Revisiting x-CTE in WFC3/UVIS

TL;DR

This paper revisits the serial charge-transfer efficiency (x-CTE) in WFC3/UVIS, quantifies its impact on images, and develops a correction model, highlighting its smaller effect compared to parallel CTE but potential importance for high-precision astrometry.

Contribution

The study provides a detailed characterization of serial CTE in WFC3/UVIS after extended space exposure and introduces a pixel-based correction model for x-CTE effects.

Findings

Serial CTE has a smaller impact than parallel CTE on images.

Serial CTE trails are sharper initially but extend farther and wrap around rows.

A pixel-based correction model for serial CTE has been developed and released.

Abstract

Most discussion of charge-transfer-efficiency (CTE) losses involves the parallel transfer of charge in the y-direction down the chip columns (y-CTE). Serial charge-transfer efficiency (x-CTE) refers to the horizontal transer of charge. Serial CTE losses were first assessed in WFC3/UVIS in 2014 (WFC3/ISR 2014-02), where it was found that bright stars were shifted by roughly 0.0015 pixel away from the readout amplifier. Now that the WFC3/UVIS CCD has spent more than three times as long in space, imperfect serial CTE should have three times the impact on the images, so we revisit the effect and characterize serial CTE in a similar manner to our models for parallel-CTE by using a combination of warm pixels, cosmic rays, saturated stars, and overscan pixels. Overall, serial CTE has a much smaller impact on images than does parallel CTE. As of 2023, parallel CTE can have a roughly 5 percent impact on bright sources and a greater than 50 percent impact on faint sources, and serial CTE can have a roughly 1% impact on bright sources and a roughly 3 percent impact on fainter sources.

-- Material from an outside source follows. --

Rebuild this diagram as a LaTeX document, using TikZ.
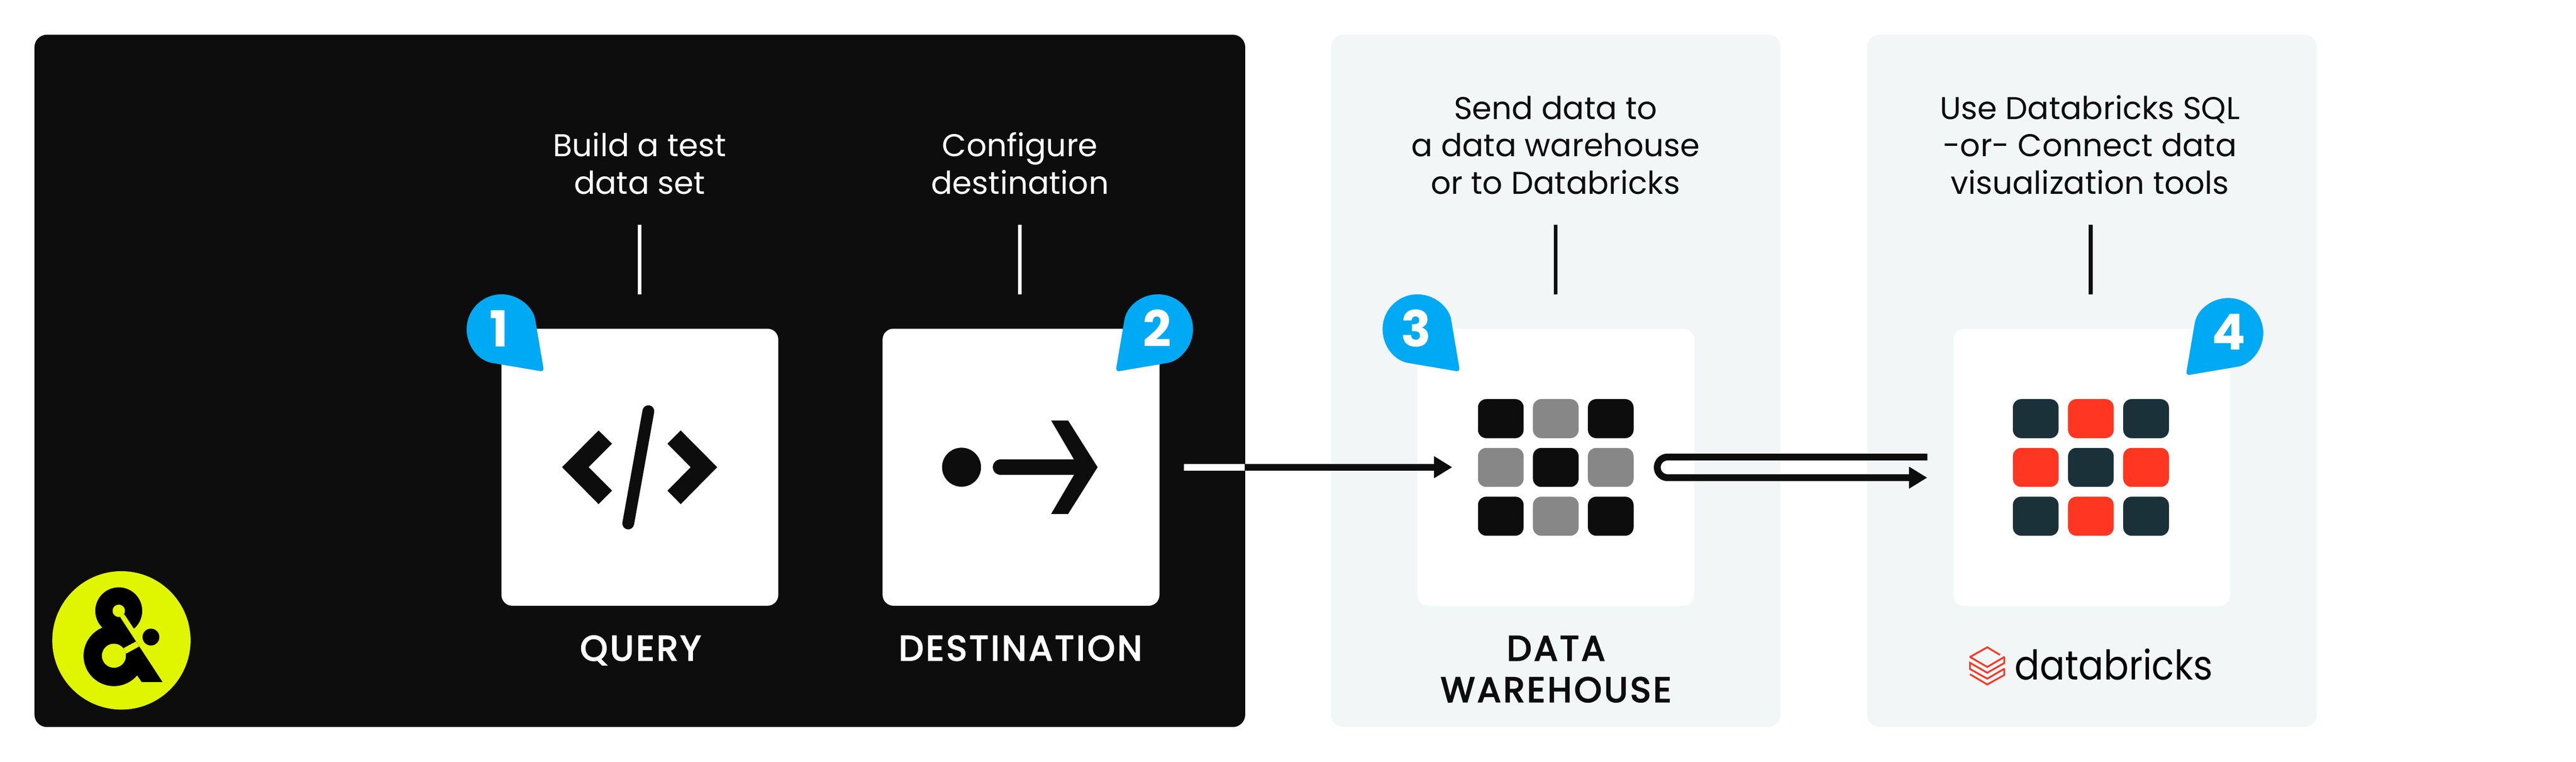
\documentclass[tikz,border=0pt]{standalone}
\usepackage{fontspec}
\setmainfont{Poppins}
\newfontfamily\capsfont[FakeBold=3.5,LetterSpace=7]{Poppins}
\newfontfamily\brickfont[FakeStretch=0.91]{Poppins}
\usepackage{tikz}
\usetikzlibrary{arrows.meta}
\usetikzlibrary{calc}
\usetikzlibrary{positioning}

\definecolor{ink}{HTML}{0D0D0D}
\definecolor{panelgrey}{HTML}{F2F6F7}
\definecolor{pinblue}{HTML}{00A9F4}
\definecolor{midgrey}{HTML}{878787}
\definecolor{brickdark}{HTML}{1B3139}
\definecolor{brickred}{HTML}{FF3621}
\definecolor{logolime}{HTML}{E0F500}

\tikzset{
	panelbox/.style={inner sep=0pt,minimum width=10.83cm,minimum height=16.67cm,rounded corners=0.3cm,fill=panelgrey},
	cardbox/.style={inner sep=0pt,minimum width=6.67cm,minimum height=6.67cm,rounded corners=0.26cm,fill=white},
	brickcell/.style={inner sep=0pt,minimum width=1.1cm,minimum height=0.94cm,rounded corners=0.2cm},
	note/.style={align=center,inner sep=0pt,anchor=base,font=\fontsize{21.6}{25.6}\selectfont},
	capslabel/.style={align=center,inner sep=0pt,anchor=base,font=\capsfont\fontsize{24}{28.4}\selectfont},
	pinnum/.style={inner sep=0pt,text=white,font=\fontsize{34}{34}\selectfont\bfseries},
	stem/.style={line width=2.5pt},
	flow/.style={line width=4.72pt},
	flowhead/.style={-{Triangle[length=12.5pt,width=14.2pt]}}
}

\newcommand{\pinfill}[2]{
	\fill[pinblue,rounded corners=2.6pt] #1 ++(#2+54.6:84) arc[start angle=#2+54.6,delta angle=250.8,radius=84] -- ($#1+(#2:145)$) -- cycle;
}

\begin{document}
\begin{tikzpicture}[x=0.01cm,y=-0.01cm]
	\useasboundingbox (0,0) rectangle (6210,1835);
	\node (pipeline) [panelbox,fill=ink,minimum width=29.17cm] at (1542.5,917.5) {};
	\node (warehousepanel) [panelbox] at (3750.5,917.5) {};
	\node (brickspanel) [panelbox] at (5043,917.5) {};

	\node (query) [cardbox] at (1542.5,1125.5) {};
	\node (destination) [cardbox,right=2.5cm of query] {};
	\node (warehouse) [cardbox] at (3750.5,1125.5) {};
	\node (bricks) [cardbox] at (5042.5,1125.5) {};

	\node (querynote) [note,text=white] at (1542,467) {Build a test\\data set};
	\node (destnote) [note,text=white] at (2459,467) {Configure\\destination};
	\node (warehousenote) [note,text=ink] at (3750,467) {Send data to\\a data warehouse\\or to Databricks};
	\node (bricksnote) [note,text=ink] at (5038,467) {Use Databricks SQL\\-or- Connect data\\visualization tools};

	\node (querylabel) [capslabel,text=white] at (1544,1591) {QUERY};
	\node (destlabel) [capslabel,text=white] at (2460,1591) {DESTINATION};
	\node (warehouselabel) [capslabel,text=ink] at (3751,1691) {DATA\\WAREHOUSE};

	\coordinate (querytop) at (1542,542);
	\coordinate (queryfoot) at (1542,709);
	\coordinate (desttop) at (2459,542);
	\coordinate (destfoot) at (2459,709);
	\coordinate (warehousetop) at (3750,542);
	\coordinate (warehousefoot) at (3750,709);
	\coordinate (brickstop) at (5040,542);
	\coordinate (bricksfoot) at (5040,709);
	\draw[stem,white] (querytop) -- (queryfoot);
	\draw[stem,white] (desttop) -- (destfoot);
	\draw[stem,ink] (warehousetop) -- (warehousefoot);
	\draw[stem,ink] (brickstop) -- (bricksfoot);

	\fill[ink] (1355,1125.5) -- (1443,1037) -- (1475.5,1069) -- (1419,1125.5) -- (1475.5,1182) -- (1443,1214.5) -- cycle;
	\fill[ink] (1729,1125.5) -- (1641,1037) -- (1609,1069) -- (1665,1125.5) -- (1609,1182) -- (1641,1214.5) -- cycle;
	\draw[ink,line width=8.1pt,line cap=round] (1563,990.5) -- (1514.5,1261);

	\fill[ink] (2318,1125.5) circle (47);
	\draw[ink,line width=10.6pt,line cap=round] (2412,1125.5) -- (2600,1125.5);
	\fill[ink] (2534,1013) -- (2575,1013) -- (2646,1125.5) -- (2575,1238) -- (2534,1238) -- (2600,1125.5) -- cycle;

	\foreach \r in {0,1,2}
		\foreach \c in {0,1,2} {
			\pgfmathtruncatemacro{\odd}{mod(\r+\c,2)}
			\ifnum\odd=1 \def\cellfill{midgrey}\else\def\cellfill{ink}\fi
			\node (wh\r\c) [brickcell,fill=\cellfill] at (3618+132.5*\c,1008.5+117.5*\r) {};
		}
	\foreach \r in {0,1,2}
		\foreach \c in {0,1,2} {
			\pgfmathtruncatemacro{\odd}{mod(\r+\c,2)}
			\ifnum\odd=1 \def\cellfill{brickred}\else\def\cellfill{brickdark}\fi
			\node (db\r\c) [brickcell,fill=\cellfill] at (4907.5+133*\c,1008.5+117.5*\r) {};
		}

	\pinfill{(1209,793)}{45}
	\pinfill{(2792,793)}{135}
	\pinfill{(3417,793)}{45}
	\pinfill{(5372,802)}{135}
	\node (pinone) [pinnum] at (1203,791) {1};
	\node (pintwo) [pinnum] at (2790,791) {2};
	\node (pinthree) [pinnum] at (3414,791) {3};
	\node (pinfour) [pinnum] at (5373,800) {4};

	\coordinate (destout) at (2854,1125.5);
	\coordinate (wall) at (3001,1125.5);
	\coordinate (warehousein) at (3501,1125.5);
	\draw[flow,white] (destout) -- (wall);
	\draw[flow,ink,flowhead] (wall) -- (warehousein);

	\coordinate (loopstart) at (4646,1101);
	\coordinate (loopbend) at (4020,1101);
	\coordinate (loopback) at (4020,1150.7);
	\coordinate (bricksin) at (4646,1150.7);
	\draw[flow,ink,flowhead] (loopstart) -- (loopbend) arc[start angle=-90,delta angle=-180,radius=24.85] -- (bricksin);

	\draw[brickred,line width=1.2pt,miter limit=2] (4821.4,1577.7) -- (4790.6,1559.3) -- (4749,1582.7) -- (4790.6,1606.7) -- (4831.7,1582.7) -- (4831.7,1597.3) -- (4790.6,1620.7) -- (4749,1596.7) -- (4749,1611.7) -- (4790.6,1635) -- (4831.7,1611) -- (4831.7,1626) -- (4790.6,1649) -- (4749,1624.3);
	\node (brickslogo) [inner sep=0pt,anchor=base,text=black,font=\brickfont\fontsize{28}{28}\selectfont] at (5096,1637) {databricks};

	\fill[logolime] (292.7,1542.7) circle (166.7);
	\begin{scope}[shift={(60,1350)},x=0.003333cm,y=-0.003333cm]
		\fill[black] (680,365) circle (170);
		\fill[black] (645,690) circle (220);
		\fill[black] (560,488) -- (700,400) -- (998,880) -- (846,880) -- (815,835) -- (600,600) -- cycle;
		\fill[logolime] (690,410) -- (720,390) -- (790,495) -- (1020,495) -- (1020,881) -- (998,881) -- cycle;
		\fill[logolime] (805,587) -- (828,623) -- (733,675) -- (715,635) -- cycle;
		\fill[logolime] (680,365) circle (45);
		\fill[logolime] (645,690) circle (87);
		\fill[black] (913,555) circle (61);
	\end{scope}
\end{tikzpicture}
\end{document}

The first few pixels in the serial CTE trails are much sharper than the parallel trails, but there is a very faint component to the serial trails that extends much farther than the parallel trails, even wrapping around to the next row. We develop a pixel-based model for the trapping and release of charge in the serial register and release a stand-alone beta-version of this pixel-based serial-CTE correction. Most images are not significantly impacted by the x-CTE effect, however HST users that require high-precision astrometry could benefit from this correction. At the very least, curious users can quantify its potential impact on their science.